You can configure the amount of time between system checks
for failed servers with the heartbeat interval setting. This setting
applies to catalog servers only.
About this task
Configuring failover varies depending on the type of environment
you are using. If you are using a stand-alone environment, you can
configure failover with the command line. If you are using a
WebSphere® Application Server Network Deployment environment,
you must configure failover in the
WebSphere Application Server Network Deployment administrative
console.
Procedure
- Configure failover for stand-alone environments.
- With the -heartbeat parameter in the startOgServer or startXsServer script when you start the catalog server.
- With the heartBeatFrequencyLevel property in the server properties
file for the catalog server.
Use one of the following values:
Table 1. Valid heartbeat
valuesValue |
Action |
Description |
-1 |
Aggressive |
Specifies an aggressive heartbeat level. With
this value, failures are detected more quickly, but additional processor
and network resources are used. This level is more sensitive to missing
heartbeats when the server is busy. Failovers are typically detected
within 5 seconds. |
-10 |
Semi-aggressive |
Failovers are typically detected within 15 seconds. |
0 |
Typical (default) |
Specifies a heartbeat level at a typical rate.
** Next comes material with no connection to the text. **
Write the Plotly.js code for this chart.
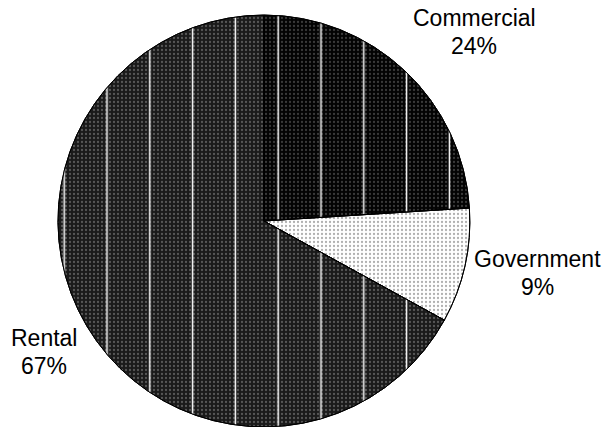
<!DOCTYPE html>
<html>
<head>
<meta charset="utf-8">
<script src="https://cdn.plot.ly/plotly-3.0.1.min.js"></script>
<style>html,body{margin:0;padding:0;background:#fff;}#chart{width:607px;height:427px;}</style>
</head>
<body>
<div id="chart"></div>
<script>
const categories = ["Commercial", "Government", "Rental"];
const shares = [24, 9, 67];

const fillColors = ["#030303", "#ffffff", "#1a1a1a"];
const dotColors = ["#3a3a3a", "#b0b0b0", "#575757"];

const domain = {x: [0.0955, 0.774], y: [0, 0.965]};
const W = 607, H = 427;
// label placement (pixels) for each category: centre x, centre y of name line, centre y of percent line
const labelPos = [[474, 18, 46], [537, 259, 287], [44, 338, 366]];

const base = {
  type: "pie",
  labels: categories,
  values: shares,
  sort: false,
  direction: "clockwise",
  rotation: 0,
  domain: domain,
  textinfo: "none",
  showlegend: false,
  hoverinfo: "label+percent",
  marker: {
    colors: fillColors,
    line: {color: "#000", width: 1},
    pattern: {shape: ".", fgcolor: dotColors, bgcolor: fillColors, size: 4, solidity: 0.25}
  }
};

const overlay = {
  type: "pie",
  labels: categories,
  values: shares,
  sort: false,
  direction: "clockwise",
  rotation: 0,
  domain: domain,
  textinfo: "none",
  showlegend: false,
  hoverinfo: "skip",
  marker: {
    colors: ["rgba(0,0,0,0)", "rgba(0,0,0,0)", "rgba(0,0,0,0)"],
    line: {color: "#000", width: 1},
    pattern: {shape: ["|", "", "|"], fgcolor: "#ffffff", bgcolor: "rgba(0,0,0,0)", size: 42.8, solidity: 0.035}
  }
};

const total = shares.reduce((a, b) => a + b, 0);
const annotations = [];
categories.forEach((c, i) => {
  const [cx, y1, y2] = labelPos[i];
  const pct = Math.round(shares[i] / total * 100) + "%";
  [[c, y1], [pct, y2]].forEach(([t, y]) => annotations.push({
    text: t, xref: "paper", yref: "paper", x: cx / W, y: 1 - y / H,
    xanchor: "center", yanchor: "middle", showarrow: false,
    font: {family: "Liberation Sans, Arial, sans-serif", size: 23, color: "#000"}
  }));
});

Plotly.newPlot("chart", [base, overlay], {
  width: W, height: H,
  margin: {l: 0, r: 0, t: 0, b: 0},
  paper_bgcolor: "#fff",
  annotations: annotations,
  font: {family: "Liberation Sans, Arial, sans-serif", size: 23, color: "#000"}
}, {staticPlot: true});
</script>
</body>
</html>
With this value, failover detection occurs at a reasonable rate without
overusing resources. Failovers are typically detected within 30 seconds. |
10 |
Semi-relaxed |
Failovers are typically detected within 90 seconds. |
1 |
Relaxed |
Specifies a relaxed heartbeat level. With this
value, a decreased heartbeat frequency increases the time to detect
failures, but also decreases processor and network use. Failovers
are typically detected within 180 seconds. |
An aggressive heartbeat interval can be useful when the
processes and network are stable. If the network or processes are
not optimally configured, heartbeats might be missed, which can result
in a false failure detection.
- Configure failover for WebSphere Application Server environments.
You can configure WebSphere Application Server Network Deployment Version 7.0 and later to allow WebSphere eXtreme Scale to fail over very quickly.
The default failover time for hard failures is approximately 200 seconds.
A hard failure is a physical computer or server crash, network cable
disconnection or operating system error. Failures because of process
crashes or soft failures typically fail over in less than one second.
Failure detection for soft failures occurs when the network sockets
from the dead process are closed automatically by the operating system
for the server hosting the process.
Core group heartbeat
configuration
WebSphere eXtreme Scale running in a WebSphere Application Server process
inherits the failover characteristics from the core group settings
of the application server. The following sections describe how to
configure the core group heartbeat settings for different versions
of WebSphere Application
Server Network Deployment:
Update the core group settings for WebSphere Application Server Network Deployment Version
7.0
WebSphere Application Server Network Deployment Version
7.0 provides two core group settings that can be adjusted to increase
or decrease failover detection:
- Heartbeat transmission period. The default is 30000 milliseconds.
- Heartbeat timeout period. The default is 180000 milliseconds.
For more details on how change these settings, see the WebSphere Application Server Network Deployment Information center: Discovery and failure detection settings.
Use the following settings to achieve a 1500 ms failure detection
time for WebSphere Application Server Network Deployment Version
7 servers:
- Set the heartbeat transmission period to 750 milliseconds.
- Set the heartbeat timeout period to 1500 milliseconds.
What to do next
When these settings are modified to provide short failover
times, there are some system-tuning issues to be aware of. First, Java™ is not a real-time environment.
It is possible for threads to be delayed if the JVM is experiencing long
garbage collection times. Threads might also be delayed if the machine
hosting the JVM is
heavily loaded (due to the JVM itself or other processes running on the machine). If threads
are delayed, heartbeats might not be sent on time. In the worst case,
they might be delayed by the required failover time. If threads are
delayed, false failure detections occur. The system must be tuned
and sized to ensure that false failure detections do not happen in
production. Adequate load testing is the best way to ensure this.
Note: The current version of eXtreme Scale supports WebSphere Real Time.